Exercise details |
Below are the records; copy each line in them that holds the word "this".

[Start of The input]

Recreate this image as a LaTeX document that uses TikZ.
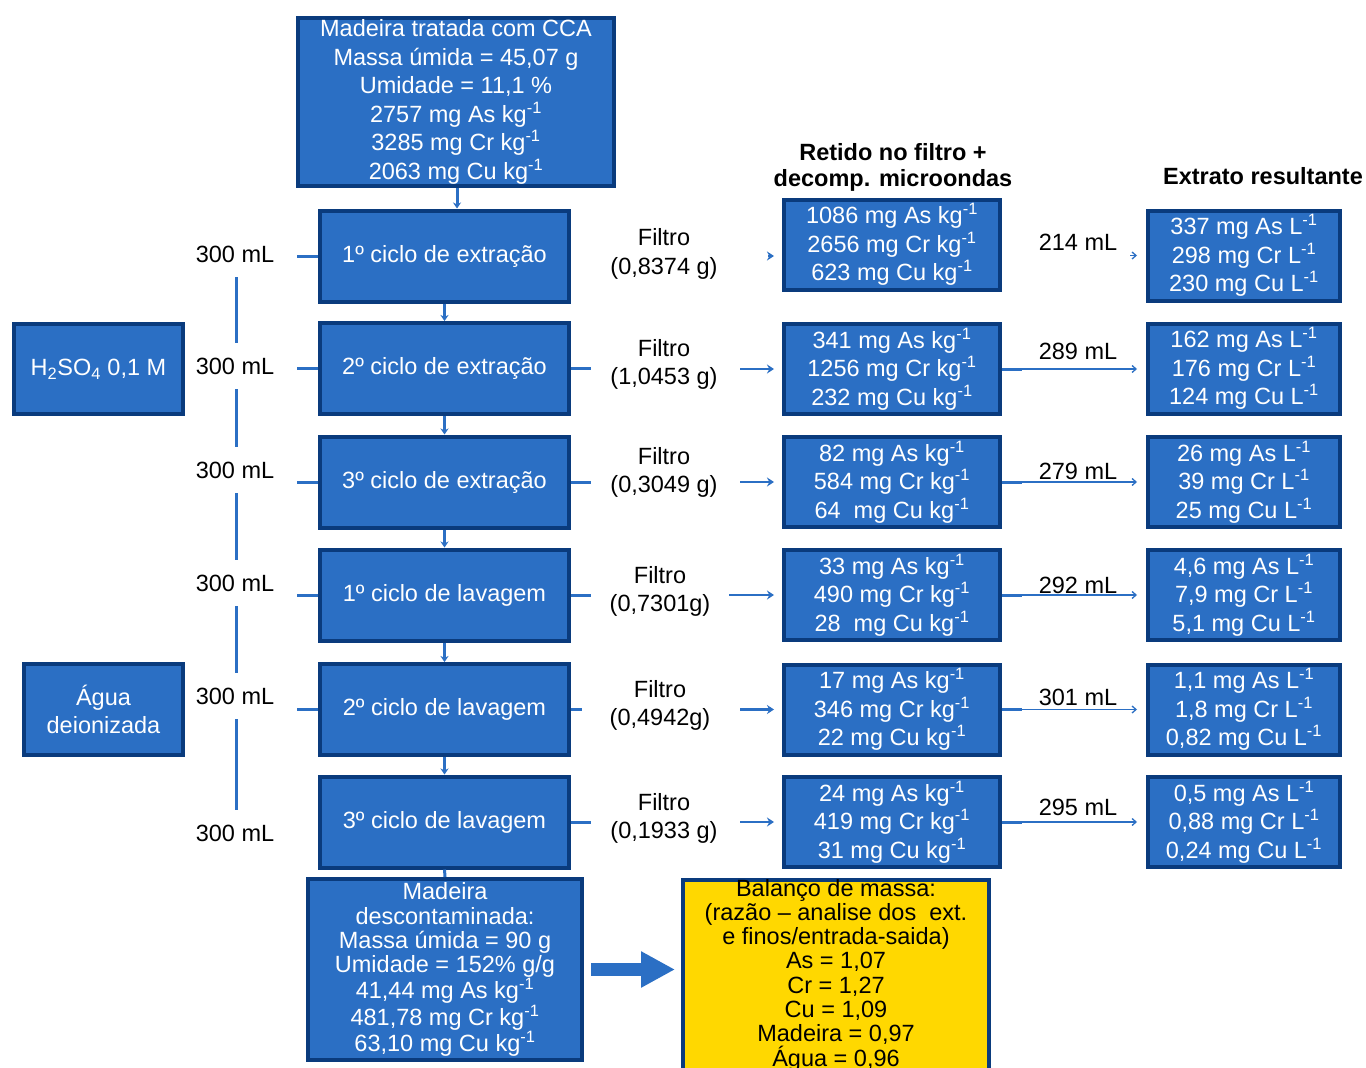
\documentclass[tikz,border=0pt]{standalone}
\usepackage{fontspec}
\setmainfont{Liberation Sans}
\usetikzlibrary{arrows.meta,calc}
\definecolor{bfill}{HTML}{2B6FC4}
\definecolor{bdraw}{HTML}{0A3B7D}
\definecolor{lblue}{HTML}{2B6FC4}
\definecolor{ybal}{HTML}{FFD800}
\newcommand\supm{\textsuperscript{-1}}
\begin{document}
\begin{tikzpicture}[x=1pt,y=-1pt,
  box/.style={draw=bdraw, fill=bfill, line width=4pt, text=white, inner sep=0pt,
    align=center, font=\fontsize{23.5}{28.5}\selectfont},
  cyc/.style={box, minimum width=249pt, minimum height=91pt},
  ret/.style={box, minimum width=216pt, minimum height=90pt},
  ext/.style={box, minimum width=192pt, minimum height=90pt},
  lbl/.style={text=black, inner sep=0pt, align=center, font=\fontsize{23.5}{28.5}\selectfont},
  hdr/.style={text=black, inner sep=0pt, align=center, font=\bfseries\fontsize{23.5}{28}\selectfont},
  vol/.style={lbl, minimum height=46pt},
  vline/.style={lblue, line width=3pt},
  stub/.style={lblue, line width=3pt},
  varr/.style={lblue, line width=3pt, -{Stealth[length=6pt,width=8pt]}},
  farr/.style={lblue, line width=2.5pt, -{Stealth[length=7pt,width=9pt]}},
  tarr/.style={lblue, line width=1.3pt, -{Straight Barb[length=4pt,width=7pt]}}
]
\useasboundingbox (0,0) rectangle (1366,1068);
\fill[white] (0,0) rectangle (1366,1068);

% main column
\node[box, minimum width=316pt, minimum height=168pt] (top) at (456,102)
  {Madeira tratada com CCA\\Massa úmida = 45,07 g\\Umidade = 11,1 \%\\2757 mg As kg\supm\\3285 mg Cr kg\supm\\2063 mg Cu kg\supm};
\node[cyc] (c1) at (444.5,256) {1º ciclo de extração};
\node[cyc] (c2) at (444.5,368.5) {2º ciclo de extração};
\node[cyc] (c3) at (444.5,482) {3º ciclo de extração};
\node[cyc] (c4) at (444.5,595) {1º ciclo de lavagem};
\node[cyc] (c5) at (444.5,709.5) {2º ciclo de lavagem};
\node[cyc] (c6) at (444.5,822) {3º ciclo de lavagem};
\node[box, minimum width=274pt, minimum height=181pt, font=\fontsize{23.5}{24.3}\selectfont] (mad) at (445,969.5)
  {Madeira\\descontaminada:\\Massa úmida = 90 g\\Umidade = 152\% g/g\\41,44 mg As kg\supm\\481,78 mg Cr kg\supm\\63,10 mg Cu kg\supm};

% reagents
\node[box, minimum width=169pt, minimum height=90pt] (acid) at (98.5,369) {H\textsubscript{2}SO\textsubscript{4} 0,1 M};
\node[box, minimum width=159pt, minimum height=91pt] (agua) at (103.5,709.5) {Água\\deionizada};

% volumes
\node[vol] (v1) at (235,254) {300 mL};
\node[vol] (v2) at (235,366) {300 mL};
\node[vol] (v3) at (235,470) {300 mL};
\node[vol] (v4) at (235,583) {300 mL};
\node[vol] (v5) at (235,696) {300 mL};
\node[vol] (v6) at (235,833) {300 mL};
\draw[vline] (v1.south -| 236,0) -- (v2.north -| 236,0);
\draw[vline] (v2.south -| 236,0) -- (v3.north -| 236,0);
\draw[vline] (v3.south -| 236,0) -- (v4.north -| 236,0);
\draw[vline] (v4.south -| 236,0) -- (v5.north -| 236,0);
\draw[vline] (v5.south -| 236,0) -- (v6.north -| 236,0);

% left stubs
\foreach \c in {c1,c2,c3,c4,c5} \draw[stub] (\c.west) -- ++(-21,0);
% right stubs
\foreach \c in {c2,c3,c4,c6} \draw[stub] (\c.east) -- ++(20,0);
\draw[stub] (c5.east) -- ++(11,0);

% vertical arrows
\draw[varr] (top.south -| 457,0) -- (c1.north -| 457,0);
\draw[varr] (c1.south) -- (c2.north);
\draw[varr] (c2.south) -- (c3.north);
\draw[varr] (c3.south) -- (c4.north);
\draw[varr] (c4.south) -- (c5.north);
\draw[varr] (c5.south) -- (c6.north);
\draw[stub] (c6.south) -- (mad.north);

% headers
\node[hdr] (h1) at (893,152) {Retido no filtro +};
\node[hdr] (h2) at (893,180) {decomp. microondas};
\node[hdr] (h3) at (1263,176) {Extrato resultante};

% filter labels
\node[lbl] (f1) at (664,254) {Filtro\\(0,8374 g)};
\node[lbl] (f2) at (664,364.5) {Filtro\\(1,0453 g)};
\node[lbl] (f3) at (664,472.5) {Filtro\\(0,3049 g)};
\node[lbl] (f4) at (660,591.5) {Filtro\\(0,7301g)};
\node[lbl] (f5) at (660,705.5) {Filtro\\(0,4942g)};
\node[lbl] (f6) at (664,818.5) {Filtro\\(0,1933 g)};

% retained boxes
\node[ret] (r1) at (892,244.5) {1086 mg As kg\supm\\2656 mg Cr kg\supm\\623 mg Cu kg\supm};
\node[ret] (r2) at (892,369) {341 mg As kg\supm\\1256 mg Cr kg\supm\\232 mg Cu kg\supm};
\node[ret] (r3) at (892,482) {82 mg As kg\supm\\584 mg Cr kg\supm\\64\ \ mg Cu kg\supm};
\node[ret] (r4) at (892,595) {33 mg As kg\supm\\490 mg Cr kg\supm\\28\ \ mg Cu kg\supm};
\node[ret] (r5) at (892,709.5) {17 mg As kg\supm\\346 mg Cr kg\supm\\22 mg Cu kg\supm};
\node[ret] (r6) at (892,822) {24 mg As kg\supm\\419 mg Cr kg\supm\\31 mg Cu kg\supm};

% extract boxes
\node[ext] (e1) at (1244,255.5) {337 mg As L\supm\\298 mg Cr L\supm\\230 mg Cu L\supm};
\node[ext] (e2) at (1244,368.5) {162 mg As L\supm\\176 mg Cr L\supm\\124 mg Cu L\supm};
\node[ext] (e3) at (1244,482) {26 mg As L\supm\\39 mg Cr L\supm\\25 mg Cu L\supm};
\node[ext] (e4) at (1244,595) {4,6 mg As L\supm\\7,9 mg Cr L\supm\\5,1 mg Cu L\supm};
\node[ext] (e5) at (1244,709.5) {1,1 mg As L\supm\\1,8 mg Cr L\supm\\0,82 mg Cu L\supm};
\node[ext] (e6) at (1244,822) {0,5 mg As L\supm\\0,88 mg Cr L\supm\\0,24 mg Cu L\supm};

% filter arrows
\draw[farr] ($(r1.west |- c1.east)+(-14,0)$) -- ($(r1.west |- c1.east)+(-8,0)$);
\draw[farr] ($(r2.west)+(-42,0)$) -- ($(r2.west)+(-8,0)$);
\draw[farr] ($(r3.west)+(-42,0)$) -- ($(r3.west)+(-8,0)$);
\draw[farr] ($(r4.west)+(-53,0)$) -- ($(r4.west)+(-8,0)$);
\draw[farr] ($(r5.west)+(-42,0)$) -- ($(r5.west)+(-8,0)$);
\draw[farr] ($(r6.west)+(-42,0)$) -- ($(r6.west)+(-8,0)$);

% volume labels for extracts
\node[lbl] (w1) at (1078,242) {214 mL};
\node[lbl] (w2) at (1078,351) {289 mL};
\node[lbl] (w3) at (1078,471) {279 mL};
\node[lbl] (w4) at (1078,585) {292 mL};
\node[lbl] (w5) at (1078,697) {301 mL};
\node[lbl] (w6) at (1078,807) {295 mL};

% extract arrows
\draw[tarr] ($(e1.west)+(-16,0)$) -- ($(e1.west)+(-9,0)$);
\foreach \i in {2,...,6} {
  \draw[stub] (r\i.east) -- ++(20,0);
  \draw[tarr] (r\i.east) -- ($(r\i.east -| e\i.west)+(-9,0)$);
}

% mass balance
\node[draw=bdraw, fill=ybal, line width=4pt, minimum width=306pt, minimum height=210pt, inner sep=0pt] (bal) at (836,985) {};
\node[lbl, font=\fontsize{23.5}{24.3}\selectfont] (baltxt) at (836,975)
  {Balanço de massa:\\(razão -- analise dos\ \ ext.\\e finos/entrada-saida)\\As = 1,07\\Cr = 1,27\\Cu = 1,09\\Madeira = 0,97\\Água = 0,96};
\draw[lblue, line width=13pt, -{Triangle[length=34pt,width=34pt]}]
  ($(mad.east)+(7,0)$) -- ($(mad.east -| bal.west)+(-6,0)$);
\end{tikzpicture}
\end{document}
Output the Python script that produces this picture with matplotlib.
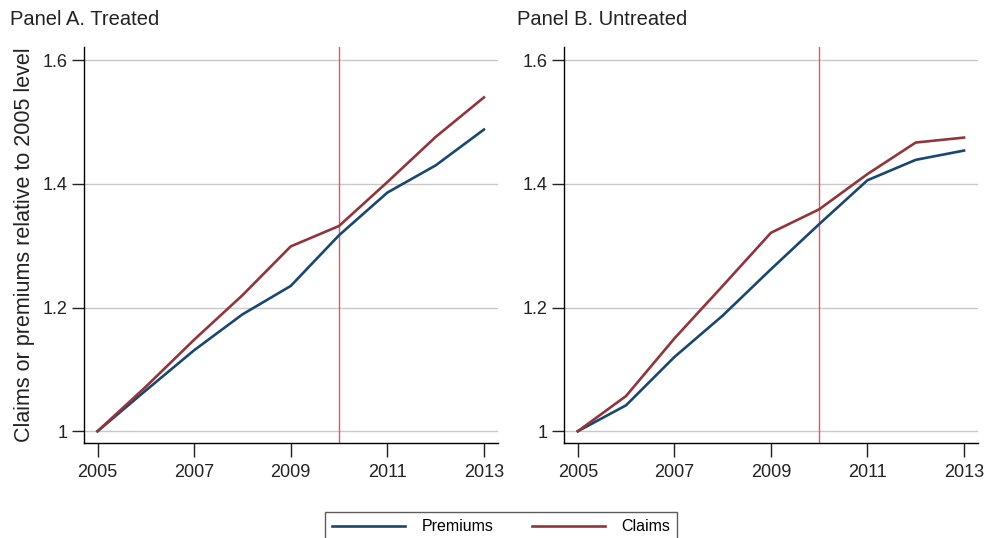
import matplotlib
matplotlib.use("Agg")
import matplotlib.pyplot as plt

plt.rcParams['font.family'] = ['Liberation Sans', 'DejaVu Sans']

years = [2005, 2006, 2007, 2008, 2009, 2010, 2011, 2012, 2013]

# Panel A: treated
prem_treated = [1.000, 1.066, 1.131, 1.189, 1.235, 1.317, 1.386, 1.430, 1.488]
claims_treated = [1.000, 1.072, 1.148, 1.220, 1.299, 1.332, 1.403, 1.476, 1.540]

# Panel B: untreated
prem_untreated = [1.000, 1.042, 1.120, 1.187, 1.262, 1.335, 1.406, 1.439, 1.454]
claims_untreated = [1.000, 1.057, 1.150, 1.235, 1.321, 1.359, 1.416, 1.467, 1.475]

titles = ["Panel A. Treated", "Panel B. Untreated"]
xticks = [2005, 2007, 2009, 2011, 2013]
yticks = [1.0, 1.2, 1.4, 1.6]
ytick_labels = ["1", "1.2", "1.4", "1.6"]
event_year = 2010

navy = "#1a476f"
maroon = "#90353b"

fig = plt.figure(figsize=(9.86, 5.38), dpi=100)
axA = fig.add_axes([0.0852, 0.1766, 0.4198, 0.736])
axB = fig.add_axes([0.5723, 0.1766, 0.4196, 0.736])

panels = [(axA, prem_treated, claims_treated), (axB, prem_untreated, claims_untreated)]
for i, (ax, prem, claims) in enumerate(panels):
    for y in yticks:
        ax.axhline(y, color="#c8c8c8", lw=1.0, zorder=0)
    ax.axvline(event_year, color="#e9575d", lw=1.0, zorder=1)
    lp, = ax.plot(years, prem, color=navy, lw=1.9, label="Premiums", zorder=3)
    lc, = ax.plot(years, claims, color=maroon, lw=1.9, label="Claims", zorder=3)
    ax.set_xlim(2004.72, 2013.29)
    ax.set_ylim(0.981, 1.6215)
    ax.set_xticks(xticks)
    ax.set_yticks(yticks)
    ax.set_yticklabels(ytick_labels)
    ax.spines['top'].set_visible(False)
    ax.spines['right'].set_visible(False)
    ax.spines['left'].set_linewidth(1.0)
    ax.spines['bottom'].set_linewidth(1.0)
    ax.tick_params(axis='x', length=10, width=1.0, labelsize=13, pad=5, colors="#222222")
    ax.tick_params(axis='y', length=9, width=1.0, labelsize=13, pad=3, colors="#222222")

fig.text(0.010, 0.963, titles[0], fontsize=14.5, color="#222222", va="center", ha="left")
fig.text(0.524, 0.963, titles[1], fontsize=14.5, color="#222222", va="center", ha="left")
axA.set_ylabel("Claims or premiums relative to 2005 level", fontsize=15.5, color="#222222", labelpad=5)

leg = fig.legend([lp, lc], ["Premiums", "Claims"], loc="lower center",
                 bbox_to_anchor=(0.508, -0.021), ncol=2, fontsize=11.5,
                 frameon=True, fancybox=False, edgecolor="#333333",
                 handlelength=4.6, columnspacing=2.4, handletextpad=1.0,
                 borderpad=0.45)
leg.get_frame().set_linewidth(1.0)

fig.savefig("out.png", dpi=100)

[End of The input]

Output below |
Recreate this image as a LaTeX document that uses TikZ.
Output the Python script that produces this picture with matplotlib.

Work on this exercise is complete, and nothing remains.